Além das pressões da especulação imobiliária, suposta proteção à vida sugerida pelo prefeito de São Paulo deve aumentar os riscos associados a remoções em massa. Financiamento em adaptação climática deve levar em consideração impactos sociais.
O Jardim Pantanal, localizado na zona leste de São Paulo, enfrenta há décadas alagamentos recorrentes, situação agravada pela crise climática como nos últimos dias pelas chuvas intensas. Com cerca de 45 mil habitantes, a região convive com prejuízos e riscos constantes. Um estudo da Prefeitura de São Paulo apontou que a remoção das famílias das áreas alagadas seria a opção mais onerosa, chegando a custar até R$ 1,9 bilhão. Ainda assim, o prefeito Ricardo Nunes sugeriu realocar os moradores, oferecendo R$ 50 mil por família. O prefeito também tem destacado que o custo, por exemplo, para a construção de um dique na região, custaria algo em torno de R$ 1 bilhão, o que, segundo ele, “seria mais fácil tirar as pessoas”.
Para o Instituto de Referência Negra Peregum, essa proposta agrava a vulnerabilidade social e racial da população, além de ser um péssimo exemplo que pode ser seguido por outras prefeituras Brasil afora.
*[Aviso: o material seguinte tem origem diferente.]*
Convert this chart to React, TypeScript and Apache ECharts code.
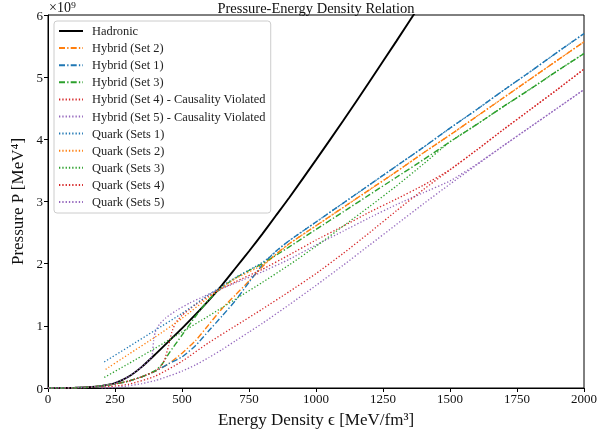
import React, { useEffect, useRef } from "react";
import * as echarts from "echarts";

// ---- data (pressure in units of 1e9 MeV^4, energy density in MeV/fm^3) ----
const HADRONIC_E = [0, 50, 100, 150, 200, 250, 300, 350, 400, 450, 500, 550, 600, 650, 700, 750, 800, 850, 900, 1000, 1100, 1200, 1300, 1400];
const HADRONIC_P = [0, 0.001, 0.004, 0.012, 0.035, 0.08, 0.18, 0.34, 0.54, 0.75, 0.96, 1.18, 1.41, 1.66, 1.93, 2.2, 2.48, 2.77, 3.06, 3.67, 4.29, 4.93, 5.58, 6.24];

const HYB2_E = [0, 50, 100, 150, 200, 250, 300, 350, 400, 450, 500, 550, 600, 650, 700, 750, 800, 850, 900, 1000, 1100, 1200, 1300, 1400, 1500, 1600, 1700, 1800, 1900, 2000];
const HYB2_P = [0, 0.001, 0.004, 0.012, 0.035, 0.065, 0.11, 0.18, 0.27, 0.39, 0.56, 0.76, 1.02, 1.28, 1.5, 1.72, 1.95, 2.15, 2.32, 2.61, 2.9, 3.19, 3.48, 3.78, 4.07, 4.37, 4.67, 4.97, 5.27, 5.57];

const HYB1_E = [0, 50, 100, 150, 200, 250, 300, 350, 400, 450, 500, 550, 600, 650, 700, 750, 800, 850, 900, 1000, 1100, 1200, 1300, 1400, 1500, 1600, 1700, 1800, 1900, 2000];
const HYB1_P = [0, 0.001, 0.004, 0.012, 0.035, 0.065, 0.11, 0.18, 0.27, 0.39, 0.5, 0.68, 0.92, 1.16, 1.41, 1.7, 1.98, 2.2, 2.37, 2.67, 2.97, 3.27, 3.57, 3.87, 4.18, 4.48, 4.79, 5.09, 5.4, 5.7];

const HYB3_E = [0, 50, 100, 150, 200, 250, 300, 350, 400, 425, 450, 500, 550, 600, 650, 700, 750, 800, 900, 1000, 1100, 1200, 1300, 1400, 1500, 1600, 1700, 1800, 1900, 2000];
const HYB3_P = [0, 0.001, 0.004, 0.012, 0.035, 0.065, 0.11, 0.18, 0.28, 0.38, 0.55, 0.85, 1.15, 1.42, 1.62, 1.77, 1.89, 2.0, 2.27, 2.55, 2.83, 3.11, 3.39, 3.67, 3.96, 4.24, 4.53, 4.81, 5.1, 5.38];

const HYB4_E = [0, 50, 100, 150, 200, 250, 300, 350, 400, 420, 435, 450, 462, 475, 500, 550, 600, 650, 700, 800, 900, 1000, 1100, 1200, 1300, 1400, 1500, 1600, 1700, 1800, 1900, 2000];
const HYB4_P = [0, 0.001, 0.004, 0.012, 0.035, 0.065, 0.11, 0.18, 0.27, 0.34, 0.45, 0.68, 0.9, 1.04, 1.17, 1.34, 1.48, 1.6, 1.71, 1.91, 2.14, 2.38, 2.6, 2.83, 3.04, 3.26, 3.51, 3.83, 4.16, 4.48, 4.8, 5.13];

const HYB5_E = [0, 50, 100, 150, 200, 250, 300, 350, 385, 390, 394, 400, 415, 440, 480, 530, 580, 630, 700, 800, 900, 1000, 1100, 1200, 1300, 1400, 1500, 1600, 1700, 1800, 1900, 2000];
const HYB5_P = [0, 0.001, 0.004, 0.012, 0.035, 0.08, 0.18, 0.34, 0.48, 0.56, 0.76, 0.9, 1.02, 1.13, 1.25, 1.37, 1.47, 1.57, 1.69, 1.87, 2.07, 2.3, 2.52, 2.74, 2.95, 3.14, 3.33, 3.6, 3.9, 4.2, 4.5, 4.8];

const QRK1_E = [210, 300, 400, 500, 600, 650, 700, 800, 900, 1000, 1100, 1200, 1300, 1400, 1500, 1600, 1700, 1800, 1900, 2000];
const QRK1_P = [0.42, 0.66, 0.93, 1.2, 1.5, 1.64, 1.78, 2.02, 2.37, 2.67, 2.97, 3.27, 3.57, 3.87, 4.18, 4.48, 4.79, 5.09, 5.4, 5.7];

const QRK2_E = [215, 300, 400, 500, 600, 650, 700, 800, 900, 1000, 1100, 1200, 1300, 1400, 1500, 1600, 1700, 1800, 1900, 2000];
const QRK2_P = [0.3, 0.54, 0.82, 1.12, 1.46, 1.62, 1.76, 1.98, 2.32, 2.61, 2.9, 3.19, 3.48, 3.78, 4.07, 4.37, 4.67, 4.97, 5.27, 5.57];

const QRK3_E = [210, 300, 400, 500, 600, 700, 800, 900, 1000, 1100, 1200, 1300, 1400, 1500, 1600, 1700, 1800, 1900, 2000];
const QRK3_P = [0.17, 0.39, 0.64, 0.9, 1.16, 1.43, 1.7, 1.98, 2.28, 2.6, 2.92, 3.25, 3.6, 3.96, 4.24, 4.53, 4.81, 5.1, 5.38];

const QRK4_E = [200, 300, 400, 500, 600, 700, 800, 900, 1000, 1100, 1200, 1300, 1400, 1500, 1600, 1700, 1800, 1900, 2000];
const QRK4_P = [0.01, 0.06, 0.19, 0.43, 0.73, 1.0, 1.27, 1.55, 1.84, 2.16, 2.5, 2.85, 3.19, 3.51, 3.83, 4.16, 4.48, 4.8, 5.13];

const QRK5_E = [200, 250, 300, 350, 400, 450, 500, 550, 600, 650, 700, 750, 800, 900, 1000, 1100, 1200, 1300, 1400, 1500, 1600, 1700, 1800, 1900, 2000];
const QRK5_P = [0, 0.01, 0.035, 0.07, 0.12, 0.19, 0.27, 0.37, 0.49, 0.62, 0.76, 0.9, 1.04, 1.34, 1.65, 1.97, 2.3, 2.63, 2.96, 3.28, 3.59, 3.9, 4.2, 4.5, 4.8];

const X_TICKS = [0, 250, 500, 750, 1000, 1250, 1500, 1750, 2000];
const Y_TICKS = [0, 1, 2, 3, 4, 5, 6];

const TITLE = "Pressure-Energy Density Relation";
const X_LABEL = "Energy Density \u03f5 [MeV/fm\u00b3]";
const Y_LABEL = "Pressure P [MeV\u2074]";
const OFFSET_LABEL = "\u00d710\u2079";

const FONT = "'Liberation Serif', 'DejaVu Serif', serif";

const C = {
  blue: "#1f77b4",
  orange: "#ff7f0e",
  green: "#2ca02c",
  red: "#d62728",
  purple: "#9467bd",
};

const DASHDOT = [6, 2.2, 1.3, 2.2];
const DOTTED = [1.3, 2];

type Def = { name: string; e: number[]; p: number[]; color: string; dash: any; width: number; smooth: number };

const DEFS: Def[] = [
  { name: "Hadronic", e: HADRONIC_E, p: HADRONIC_P, color: "#000000", dash: "solid", width: 1.9, smooth: 0.2 },
  { name: "Hybrid (Set 2)", e: HYB2_E, p: HYB2_P, color: C.orange, dash: DASHDOT, width: 1.4, smooth: 0.2 },
  { name: "Hybrid (Set 1)", e: HYB1_E, p: HYB1_P, color: C.blue, dash: DASHDOT, width: 1.4, smooth: 0.2 },
  { name: "Hybrid (Set 3)", e: HYB3_E, p: HYB3_P, color: C.green, dash: DASHDOT, width: 1.4, smooth: 0.2 },
  { name: "Hybrid (Set 4) - Causality Violated", e: HYB4_E, p: HYB4_P, color: C.red, dash: DOTTED, width: 1.3, smooth: 0.12 },
  { name: "Hybrid (Set 5) - Causality Violated", e: HYB5_E, p: HYB5_P, color: C.purple, dash: DOTTED, width: 1.3, smooth: 0.12 },
  { name: "Quark (Sets 1)", e: QRK1_E, p: QRK1_P, color: C.blue, dash: DOTTED, width: 1.3, smooth: 0.2 },
  { name: "Quark (Sets 2)", e: QRK2_E, p: QRK2_P, color: C.orange, dash: DOTTED, width: 1.3, smooth: 0.2 },
  { name: "Quark (Sets 3)", e: QRK3_E, p: QRK3_P, color: C.green, dash: DOTTED, width: 1.3, smooth: 0.2 },
  { name: "Quark (Sets 4)", e: QRK4_E, p: QRK4_P, color: C.red, dash: DOTTED, width: 1.3, smooth: 0.2 },
  { name: "Quark (Sets 5)", e: QRK5_E, p: QRK5_P, color: C.purple, dash: DOTTED, width: 1.3, smooth: 0.2 },
];

export default function App() {
  const ref = useRef<HTMLDivElement>(null);
  useEffect(() => {
    if (!ref.current) return;
    const chart = echarts.init(ref.current, null, { renderer: "svg" });
    const series = DEFS.map((d) => ({
      name: d.name,
      type: "line",
      data: d.e.map((x, i) => [x, d.p[i]]),
      showSymbol: false,
      symbol: "none",
      smooth: d.smooth,
      clip: true,
      color: d.color,
      lineStyle: { color: d.color, width: d.width, type: d.dash },
      emphasis: { disabled: true },
    }));
    chart.setOption({
      animation: false,
      grid: {
        left: 48,
        right: 32,
        top: 15,
        bottom: 51,
        show: true,
        borderColor: "#000",
        borderWidth: 1,
        backgroundColor: "transparent",
      },
      xAxis: {
        type: "value",
        min: X_TICKS[0],
        max: X_TICKS[X_TICKS.length - 1],
        interval: 250,
        name: X_LABEL,
        nameLocation: "middle",
        nameGap: 23,
        nameTextStyle: { fontFamily: FONT, fontSize: 17, color: "#111" },
        axisLine: { show: true, lineStyle: { color: "#000", width: 1 } },
        axisTick: { show: true, length: 4, lineStyle: { color: "#000" } },
        axisLabel: { fontFamily: FONT, fontSize: 13, color: "#111", margin: 4, formatter: (v: number) => String(v) },
        splitLine: { show: false },
      },
      yAxis: {
        type: "value",
        min: Y_TICKS[0],
        max: Y_TICKS[Y_TICKS.length - 1],
        interval: 1,
        name: Y_LABEL,
        nameLocation: "middle",
        nameGap: 10,
        nameTextStyle: { fontFamily: FONT, fontSize: 17, color: "#111" },
        axisLine: { show: true, lineStyle: { color: "#000", width: 1 } },
        axisTick: { show: true, length: 4, lineStyle: { color: "#000" } },
        axisLabel: { fontFamily: FONT, fontSize: 13, color: "#111", margin: 5, formatter: (v: number) => String(v) },
        splitLine: { show: false },
      },
      legend: {
        data: DEFS.map((d) => d.name),
        orient: "vertical",
        left: 54,
        top: 21,
        itemWidth: 24,
        itemHeight: 10,
        itemGap: 5.1,
        padding: [4, 5, 5, 4],
        borderColor: "#cccccc",
        borderWidth: 1,
        borderRadius: 3,
        backgroundColor: "rgba(255,255,255,0.85)",
        selectedMode: false,
        itemStyle: { opacity: 0, borderWidth: 0 },
        textStyle: { fontFamily: FONT, fontSize: 12.4, color: "#222", lineHeight: 10, padding: [0, 0, 0, 4] },
      },
      graphic: [
        {
          type: "text",
          x: 316,
          y: 0,
          style: { text: TITLE, fontFamily: FONT, fontSize: 14.5, fill: "#111", align: "center", verticalAlign: "top" },
        },
        {
          type: "text",
          x: 49,
          y: 0,
          style: { text: OFFSET_LABEL, fontFamily: FONT, fontSize: 14, fill: "#111", align: "left", verticalAlign: "top" },
        },
      ],
      series,
    });
    return () => chart.dispose();
  }, []);
  return <div ref={ref} style={{ position: "fixed", left: 0, top: 0, width: 616, height: 439 }} />;
}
As remoções em massa já são uma realidade no País, porém, assim como sugerido pelo prefeito da capital paulista, as mudanças climáticas podem ser usadas como justificativa para tais ações, dando a elas caráter humanitário que não existe.
A organização defende soluções estruturais que promovam urbanização e infraestrutura adequadas, evitando remoções forçadas e garantindo condições dignas de moradia. Quando as remoções forem inevitáveis, o Instituto aponta que elas devem ser acompanhadas de alternativas habitacionais apropriadas, preservação da identidade comunitária e realocação de espaços essenciais para a vida local, como a preservação da memória e reassentamento de espaços religiosos, de sociabilidade e geração de renda.
Segundo Gisele Brito, coordenadora de Cidades e Clima do Instituto, “a indenização de R$ 50 mil por família empurra essas pessoas para outras regiões igualmente precárias, sem resolver a raiz do problema. Esse tipo de medida transfere a responsabilidade para quem sofre com a falta de investimento público, em vez de garantir infraestrutura e urbanização adequadas. No atual contexto de emergência climática, a remoção se torna uma solução simplista e ineficaz, quando o real caminho seria investir na melhoria das condições urbanas, equilibrando preservação ambiental e qualidade de vida”.
O Instituto destaca ainda que a organização das cidades brasileiras tem sido historicamente marcada por segregação racial. Em São Paulo, há bairros onde mais de 90% da população é branca, enquanto regiões de predominância negra recebem menos investimentos e enfrentam processos de expulsão indireta, como valorização imobiliária descontrolada, aumento dos aluguéis e criminalização dos moradores.
A crise climática tem evidenciado ainda mais essas desigualdades. Eventos extremos afetam de forma desproporcional as populações negras e periféricas, que têm menos acesso a infraestrutura e serviços públicos de qualidade. O Instituto alerta que investimentos públicos não podem se concentrar apenas em regiões privilegiadas, reforçando o ciclo de exclusão. Obras de urbanização, drenagem e segurança devem ser implementadas sem que isso signifique a remoção forçada de comunidades vulnerabilizadas, pois essa prática afeta laços sociais, redes de sustento, acesso a serviços essenciais e a saúde mental dos moradores, sobretudo das mulheres negras.
Outras medidas propostas pelo Instituto Peregum para soluções urbanas justas e inclusivas:
- Implementação de indicadores para mensurar os impactos raciais das transformações urbanas e ambientais, garantindo políticas que combatam o racismo ambiental;
- Adoção de critérios de reparação para a população negra em áreas vulneráveis, com levantamento de dados sobre cor e raça dos afetados e beneficiados por ações públicas;
- Priorização de investimentos em urbanização que equilibrem demandas ambientais e assegurem a permanência da população negra nos territórios onde já vivem.
“As políticas públicas de adaptação climática precisam enfrentar as desigualdades raciais e garantir investimentos que promovam melhorias reais nas condições de vida da população, sem reforçar o racismo estrutural”, conclui Gisele Brito.